> **GIVEN INSTRUCTION**:
The material below includes pictures; leave them out and return only the lines between the line containing "Clone this chart in Plotly." and the line containing "pw, ph = W - L - R, H - T - B", inclusive, word for word.

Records
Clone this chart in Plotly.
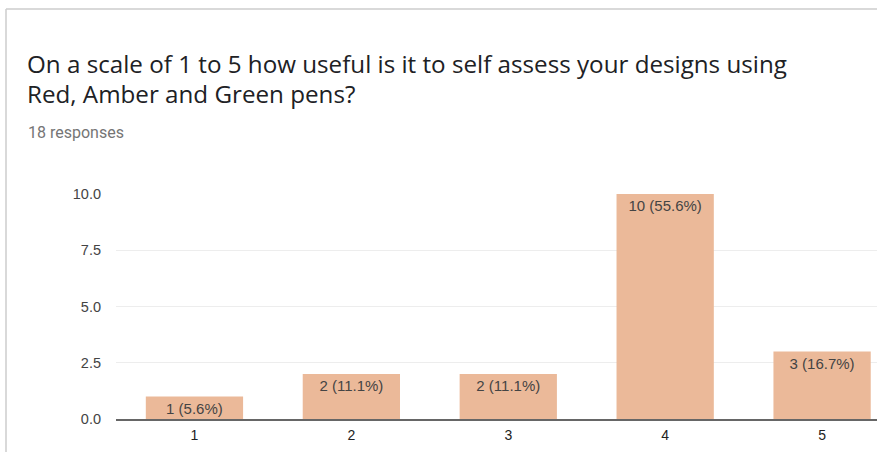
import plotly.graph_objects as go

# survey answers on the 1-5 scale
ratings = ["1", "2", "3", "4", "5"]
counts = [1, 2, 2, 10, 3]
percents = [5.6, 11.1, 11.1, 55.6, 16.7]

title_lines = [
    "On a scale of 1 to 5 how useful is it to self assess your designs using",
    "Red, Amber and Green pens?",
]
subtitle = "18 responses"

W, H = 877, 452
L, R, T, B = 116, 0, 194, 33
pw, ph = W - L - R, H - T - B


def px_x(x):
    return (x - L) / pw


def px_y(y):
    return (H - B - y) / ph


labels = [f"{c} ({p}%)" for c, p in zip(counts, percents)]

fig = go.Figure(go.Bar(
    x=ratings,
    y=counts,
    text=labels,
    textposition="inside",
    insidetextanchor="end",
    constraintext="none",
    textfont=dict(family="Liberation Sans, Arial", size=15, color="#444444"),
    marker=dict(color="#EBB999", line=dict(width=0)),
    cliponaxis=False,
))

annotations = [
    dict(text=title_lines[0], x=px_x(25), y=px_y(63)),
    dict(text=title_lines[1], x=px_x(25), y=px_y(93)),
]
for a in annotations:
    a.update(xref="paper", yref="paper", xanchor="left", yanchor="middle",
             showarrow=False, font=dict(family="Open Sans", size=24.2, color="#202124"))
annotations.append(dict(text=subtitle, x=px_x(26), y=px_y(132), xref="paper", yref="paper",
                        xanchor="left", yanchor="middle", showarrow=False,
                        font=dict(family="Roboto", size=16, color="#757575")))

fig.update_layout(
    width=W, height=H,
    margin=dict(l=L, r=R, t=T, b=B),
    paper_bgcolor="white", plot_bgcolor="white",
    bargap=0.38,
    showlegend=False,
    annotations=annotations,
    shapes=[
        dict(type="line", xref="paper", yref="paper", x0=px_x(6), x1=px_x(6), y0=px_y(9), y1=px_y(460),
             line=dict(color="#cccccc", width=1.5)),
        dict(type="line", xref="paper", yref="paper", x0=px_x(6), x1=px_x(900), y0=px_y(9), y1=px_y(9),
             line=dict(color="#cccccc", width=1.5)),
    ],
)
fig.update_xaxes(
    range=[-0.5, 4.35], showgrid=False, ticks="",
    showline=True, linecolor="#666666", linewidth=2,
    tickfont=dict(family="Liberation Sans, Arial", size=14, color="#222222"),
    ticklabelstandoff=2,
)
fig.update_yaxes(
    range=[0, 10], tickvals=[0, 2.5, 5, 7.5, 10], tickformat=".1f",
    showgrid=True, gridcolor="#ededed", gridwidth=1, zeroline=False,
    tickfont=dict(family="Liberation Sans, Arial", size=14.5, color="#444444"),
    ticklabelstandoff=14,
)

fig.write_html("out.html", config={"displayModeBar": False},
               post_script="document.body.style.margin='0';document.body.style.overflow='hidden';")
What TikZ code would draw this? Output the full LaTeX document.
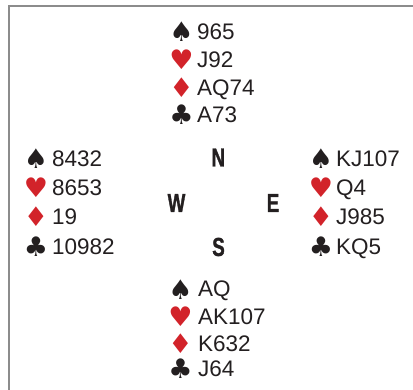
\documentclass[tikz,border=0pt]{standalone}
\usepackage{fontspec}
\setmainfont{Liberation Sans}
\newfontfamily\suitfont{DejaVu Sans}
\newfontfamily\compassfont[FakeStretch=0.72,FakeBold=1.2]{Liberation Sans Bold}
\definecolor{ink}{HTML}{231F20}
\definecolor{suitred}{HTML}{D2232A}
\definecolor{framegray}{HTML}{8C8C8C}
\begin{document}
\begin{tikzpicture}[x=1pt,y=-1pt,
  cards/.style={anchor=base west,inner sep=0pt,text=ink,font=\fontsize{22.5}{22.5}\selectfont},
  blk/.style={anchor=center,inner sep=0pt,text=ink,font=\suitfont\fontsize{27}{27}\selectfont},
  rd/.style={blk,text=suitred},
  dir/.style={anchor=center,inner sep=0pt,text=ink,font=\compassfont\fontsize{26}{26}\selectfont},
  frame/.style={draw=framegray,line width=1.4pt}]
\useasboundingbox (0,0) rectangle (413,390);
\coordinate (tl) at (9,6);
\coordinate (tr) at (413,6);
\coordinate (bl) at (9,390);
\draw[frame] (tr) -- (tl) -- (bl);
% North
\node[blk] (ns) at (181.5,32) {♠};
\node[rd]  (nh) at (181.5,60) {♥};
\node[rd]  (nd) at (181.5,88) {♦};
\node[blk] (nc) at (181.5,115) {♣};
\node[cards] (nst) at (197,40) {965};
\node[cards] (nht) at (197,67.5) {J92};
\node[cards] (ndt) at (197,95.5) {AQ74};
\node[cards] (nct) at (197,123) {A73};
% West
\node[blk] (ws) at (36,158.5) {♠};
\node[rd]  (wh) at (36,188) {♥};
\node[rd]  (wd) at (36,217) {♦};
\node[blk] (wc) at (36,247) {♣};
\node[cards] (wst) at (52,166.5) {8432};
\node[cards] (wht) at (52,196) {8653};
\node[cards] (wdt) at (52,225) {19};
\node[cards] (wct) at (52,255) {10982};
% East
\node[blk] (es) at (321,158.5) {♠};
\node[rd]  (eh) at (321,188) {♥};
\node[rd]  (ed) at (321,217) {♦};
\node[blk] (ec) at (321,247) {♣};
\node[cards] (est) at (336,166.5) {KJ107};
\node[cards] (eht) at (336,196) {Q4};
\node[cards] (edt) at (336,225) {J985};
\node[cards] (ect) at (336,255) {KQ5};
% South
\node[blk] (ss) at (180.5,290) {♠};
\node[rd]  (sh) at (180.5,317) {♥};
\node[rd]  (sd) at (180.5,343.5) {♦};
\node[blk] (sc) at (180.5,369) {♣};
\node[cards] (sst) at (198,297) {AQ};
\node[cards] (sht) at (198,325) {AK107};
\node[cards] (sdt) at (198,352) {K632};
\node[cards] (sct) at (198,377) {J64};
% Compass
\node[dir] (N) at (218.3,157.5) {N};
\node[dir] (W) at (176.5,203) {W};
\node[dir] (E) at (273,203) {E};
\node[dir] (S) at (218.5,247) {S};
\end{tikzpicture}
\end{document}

...

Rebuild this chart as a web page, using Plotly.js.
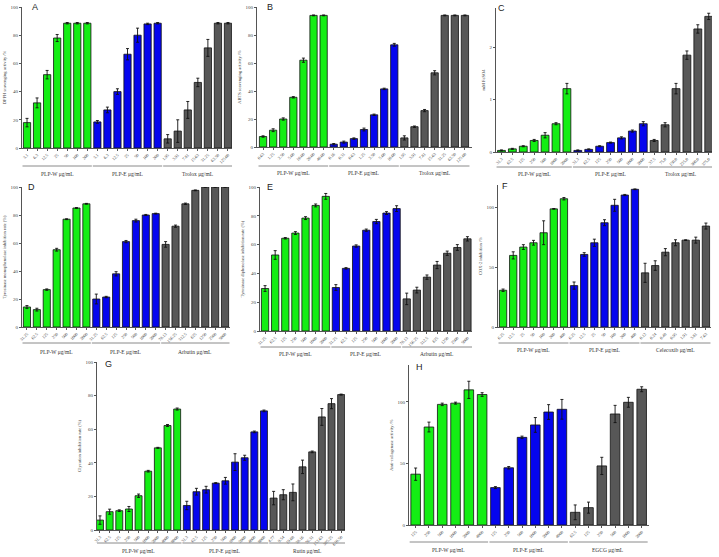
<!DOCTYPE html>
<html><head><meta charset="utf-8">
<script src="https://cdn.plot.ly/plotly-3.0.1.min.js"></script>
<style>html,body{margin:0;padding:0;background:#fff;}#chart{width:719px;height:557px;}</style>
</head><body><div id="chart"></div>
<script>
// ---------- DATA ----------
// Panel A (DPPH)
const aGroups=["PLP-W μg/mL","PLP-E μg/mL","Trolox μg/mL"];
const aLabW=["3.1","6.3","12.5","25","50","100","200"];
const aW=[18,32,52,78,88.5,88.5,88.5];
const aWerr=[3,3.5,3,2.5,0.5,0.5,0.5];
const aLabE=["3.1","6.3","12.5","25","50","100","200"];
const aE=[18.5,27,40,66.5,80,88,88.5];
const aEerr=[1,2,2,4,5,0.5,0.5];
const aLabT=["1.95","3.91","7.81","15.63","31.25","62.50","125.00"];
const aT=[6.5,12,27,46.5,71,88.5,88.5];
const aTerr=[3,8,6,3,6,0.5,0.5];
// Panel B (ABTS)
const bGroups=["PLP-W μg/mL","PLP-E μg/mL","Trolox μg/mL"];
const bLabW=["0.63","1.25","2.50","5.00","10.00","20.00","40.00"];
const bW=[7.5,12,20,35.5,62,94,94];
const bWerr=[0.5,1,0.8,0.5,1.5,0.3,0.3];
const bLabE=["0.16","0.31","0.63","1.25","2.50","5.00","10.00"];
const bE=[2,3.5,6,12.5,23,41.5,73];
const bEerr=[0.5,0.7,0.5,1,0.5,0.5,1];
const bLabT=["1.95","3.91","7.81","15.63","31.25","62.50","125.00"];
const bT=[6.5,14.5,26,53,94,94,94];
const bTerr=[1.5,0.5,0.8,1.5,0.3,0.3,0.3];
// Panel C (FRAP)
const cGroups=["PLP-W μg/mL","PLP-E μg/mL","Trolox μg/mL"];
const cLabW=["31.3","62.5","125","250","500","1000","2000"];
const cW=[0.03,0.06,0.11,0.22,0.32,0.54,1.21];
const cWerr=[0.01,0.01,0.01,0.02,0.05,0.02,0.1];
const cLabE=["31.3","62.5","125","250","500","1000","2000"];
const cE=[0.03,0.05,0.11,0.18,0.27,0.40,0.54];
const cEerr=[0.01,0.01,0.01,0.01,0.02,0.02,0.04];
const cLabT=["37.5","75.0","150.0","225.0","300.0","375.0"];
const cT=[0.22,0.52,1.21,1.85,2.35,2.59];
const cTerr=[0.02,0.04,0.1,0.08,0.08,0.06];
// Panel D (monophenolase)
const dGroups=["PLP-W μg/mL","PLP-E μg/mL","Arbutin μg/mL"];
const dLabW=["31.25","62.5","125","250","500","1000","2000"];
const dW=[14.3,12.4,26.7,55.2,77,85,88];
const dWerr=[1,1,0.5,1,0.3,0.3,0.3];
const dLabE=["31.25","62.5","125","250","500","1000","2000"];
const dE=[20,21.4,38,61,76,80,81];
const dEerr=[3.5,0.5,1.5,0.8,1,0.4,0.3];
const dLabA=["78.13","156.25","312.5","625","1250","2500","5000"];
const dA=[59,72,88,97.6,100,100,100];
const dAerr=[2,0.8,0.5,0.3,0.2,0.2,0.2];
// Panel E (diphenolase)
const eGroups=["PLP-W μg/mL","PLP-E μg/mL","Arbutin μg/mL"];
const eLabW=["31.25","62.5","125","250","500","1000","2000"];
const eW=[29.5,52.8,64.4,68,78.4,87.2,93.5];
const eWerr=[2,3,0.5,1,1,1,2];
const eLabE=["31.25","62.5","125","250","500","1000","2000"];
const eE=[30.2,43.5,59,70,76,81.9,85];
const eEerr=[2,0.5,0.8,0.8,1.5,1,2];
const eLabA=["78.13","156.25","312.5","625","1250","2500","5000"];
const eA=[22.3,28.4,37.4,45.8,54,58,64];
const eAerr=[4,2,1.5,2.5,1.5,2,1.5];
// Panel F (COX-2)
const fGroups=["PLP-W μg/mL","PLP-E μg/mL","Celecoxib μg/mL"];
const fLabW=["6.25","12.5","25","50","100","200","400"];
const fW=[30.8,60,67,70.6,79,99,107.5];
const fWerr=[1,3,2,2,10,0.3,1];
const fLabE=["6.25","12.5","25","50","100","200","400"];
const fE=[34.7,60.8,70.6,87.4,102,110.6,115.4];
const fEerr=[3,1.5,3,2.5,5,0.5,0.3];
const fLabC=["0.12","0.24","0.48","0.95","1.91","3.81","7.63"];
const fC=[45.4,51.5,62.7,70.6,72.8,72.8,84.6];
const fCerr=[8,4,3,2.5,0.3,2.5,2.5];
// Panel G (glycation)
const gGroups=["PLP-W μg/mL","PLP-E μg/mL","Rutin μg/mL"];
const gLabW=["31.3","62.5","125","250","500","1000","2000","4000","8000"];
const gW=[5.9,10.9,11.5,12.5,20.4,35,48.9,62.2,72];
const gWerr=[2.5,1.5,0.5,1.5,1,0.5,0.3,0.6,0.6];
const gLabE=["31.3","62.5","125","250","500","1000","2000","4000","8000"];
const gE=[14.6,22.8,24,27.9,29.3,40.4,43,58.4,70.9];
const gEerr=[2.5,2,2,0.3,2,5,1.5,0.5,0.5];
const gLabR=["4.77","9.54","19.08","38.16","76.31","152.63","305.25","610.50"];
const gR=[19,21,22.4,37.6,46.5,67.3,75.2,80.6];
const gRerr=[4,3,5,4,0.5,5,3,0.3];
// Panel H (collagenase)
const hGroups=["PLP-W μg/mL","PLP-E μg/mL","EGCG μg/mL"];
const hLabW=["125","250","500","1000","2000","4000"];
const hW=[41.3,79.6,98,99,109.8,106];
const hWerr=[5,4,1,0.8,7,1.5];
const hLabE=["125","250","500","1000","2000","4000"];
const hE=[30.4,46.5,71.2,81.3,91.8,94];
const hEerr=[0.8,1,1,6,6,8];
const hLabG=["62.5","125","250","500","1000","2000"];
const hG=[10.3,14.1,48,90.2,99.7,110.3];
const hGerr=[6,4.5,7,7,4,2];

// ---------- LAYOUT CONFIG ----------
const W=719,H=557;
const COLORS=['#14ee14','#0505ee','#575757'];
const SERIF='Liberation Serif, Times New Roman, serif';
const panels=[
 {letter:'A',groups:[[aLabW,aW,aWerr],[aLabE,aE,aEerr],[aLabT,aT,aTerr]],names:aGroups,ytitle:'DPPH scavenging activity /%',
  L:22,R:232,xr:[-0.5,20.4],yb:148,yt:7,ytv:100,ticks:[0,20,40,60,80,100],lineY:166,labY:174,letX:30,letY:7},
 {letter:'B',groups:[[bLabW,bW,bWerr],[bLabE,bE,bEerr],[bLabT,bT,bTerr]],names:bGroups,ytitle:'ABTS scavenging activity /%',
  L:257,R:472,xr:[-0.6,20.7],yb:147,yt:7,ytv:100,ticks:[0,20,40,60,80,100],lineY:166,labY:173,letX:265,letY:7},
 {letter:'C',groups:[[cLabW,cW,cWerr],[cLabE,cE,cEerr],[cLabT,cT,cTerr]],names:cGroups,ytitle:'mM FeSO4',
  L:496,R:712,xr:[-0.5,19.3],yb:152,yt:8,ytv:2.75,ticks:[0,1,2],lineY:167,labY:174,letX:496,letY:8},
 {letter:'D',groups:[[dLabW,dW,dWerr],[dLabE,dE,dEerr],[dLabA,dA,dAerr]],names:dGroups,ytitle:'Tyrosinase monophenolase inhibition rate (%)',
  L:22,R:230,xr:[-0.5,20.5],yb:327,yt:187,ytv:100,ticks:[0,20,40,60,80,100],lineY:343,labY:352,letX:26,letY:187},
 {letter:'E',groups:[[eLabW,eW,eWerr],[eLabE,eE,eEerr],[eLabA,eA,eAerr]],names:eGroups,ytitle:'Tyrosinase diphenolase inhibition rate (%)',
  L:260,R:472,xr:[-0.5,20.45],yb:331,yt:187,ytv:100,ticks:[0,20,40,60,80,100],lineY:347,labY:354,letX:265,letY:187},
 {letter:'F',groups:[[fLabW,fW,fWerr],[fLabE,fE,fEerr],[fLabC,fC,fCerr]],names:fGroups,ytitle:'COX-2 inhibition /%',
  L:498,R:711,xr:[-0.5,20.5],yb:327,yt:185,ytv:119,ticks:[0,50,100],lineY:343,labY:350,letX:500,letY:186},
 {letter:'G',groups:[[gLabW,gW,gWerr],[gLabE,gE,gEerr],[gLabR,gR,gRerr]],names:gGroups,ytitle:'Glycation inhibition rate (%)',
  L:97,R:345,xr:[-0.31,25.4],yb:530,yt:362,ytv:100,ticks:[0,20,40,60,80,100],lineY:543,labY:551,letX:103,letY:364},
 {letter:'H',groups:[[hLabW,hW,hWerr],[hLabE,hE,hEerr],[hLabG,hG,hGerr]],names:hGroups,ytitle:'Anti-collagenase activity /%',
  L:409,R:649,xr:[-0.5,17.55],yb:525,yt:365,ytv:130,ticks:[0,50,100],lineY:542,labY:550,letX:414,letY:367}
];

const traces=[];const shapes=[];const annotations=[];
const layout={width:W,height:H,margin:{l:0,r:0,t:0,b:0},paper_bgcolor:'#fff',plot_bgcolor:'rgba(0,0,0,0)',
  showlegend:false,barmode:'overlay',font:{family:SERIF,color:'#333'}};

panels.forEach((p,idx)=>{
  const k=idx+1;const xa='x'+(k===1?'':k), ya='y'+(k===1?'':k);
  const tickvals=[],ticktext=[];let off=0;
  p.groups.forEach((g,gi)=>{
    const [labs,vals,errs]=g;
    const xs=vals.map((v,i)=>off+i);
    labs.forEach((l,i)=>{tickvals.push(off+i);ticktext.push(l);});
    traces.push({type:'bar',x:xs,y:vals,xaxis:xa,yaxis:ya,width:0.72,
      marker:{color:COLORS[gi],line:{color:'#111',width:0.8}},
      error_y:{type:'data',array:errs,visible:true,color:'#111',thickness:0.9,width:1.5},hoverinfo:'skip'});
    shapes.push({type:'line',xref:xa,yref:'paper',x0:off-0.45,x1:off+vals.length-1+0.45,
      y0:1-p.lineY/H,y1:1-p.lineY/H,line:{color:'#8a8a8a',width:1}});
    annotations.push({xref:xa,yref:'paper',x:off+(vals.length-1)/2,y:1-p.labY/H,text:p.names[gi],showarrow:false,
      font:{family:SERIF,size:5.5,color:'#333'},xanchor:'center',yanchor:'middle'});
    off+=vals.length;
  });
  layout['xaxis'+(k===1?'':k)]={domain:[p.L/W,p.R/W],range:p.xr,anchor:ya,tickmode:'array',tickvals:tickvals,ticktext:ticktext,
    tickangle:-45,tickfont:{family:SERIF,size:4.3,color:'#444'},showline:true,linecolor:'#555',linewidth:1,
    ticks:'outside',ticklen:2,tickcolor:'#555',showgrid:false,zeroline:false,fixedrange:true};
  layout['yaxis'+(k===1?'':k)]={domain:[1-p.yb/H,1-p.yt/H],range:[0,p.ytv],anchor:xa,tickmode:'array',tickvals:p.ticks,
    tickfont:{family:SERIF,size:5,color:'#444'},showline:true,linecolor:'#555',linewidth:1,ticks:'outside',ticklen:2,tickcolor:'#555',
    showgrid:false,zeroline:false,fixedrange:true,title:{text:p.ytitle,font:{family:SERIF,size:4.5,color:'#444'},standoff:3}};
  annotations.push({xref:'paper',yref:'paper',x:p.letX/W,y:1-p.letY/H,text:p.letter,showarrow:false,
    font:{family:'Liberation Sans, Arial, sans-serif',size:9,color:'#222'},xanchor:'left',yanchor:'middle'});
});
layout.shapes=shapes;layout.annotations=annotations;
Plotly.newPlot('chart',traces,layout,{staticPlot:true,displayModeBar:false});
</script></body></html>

> **SOLUTION FOR THIS PROBLEM**:
Clone this chart in Plotly.
import plotly.graph_objects as go

# survey answers on the 1-5 scale
ratings = ["1", "2", "3", "4", "5"]
counts = [1, 2, 2, 10, 3]
percents = [5.6, 11.1, 11.1, 55.6, 16.7]

title_lines = [
    "On a scale of 1 to 5 how useful is it to self assess your designs using",
    "Red, Amber and Green pens?",
]
subtitle = "18 responses"

W, H = 877, 452
L, R, T, B = 116, 0, 194, 33
pw, ph = W - L - R, H - T - B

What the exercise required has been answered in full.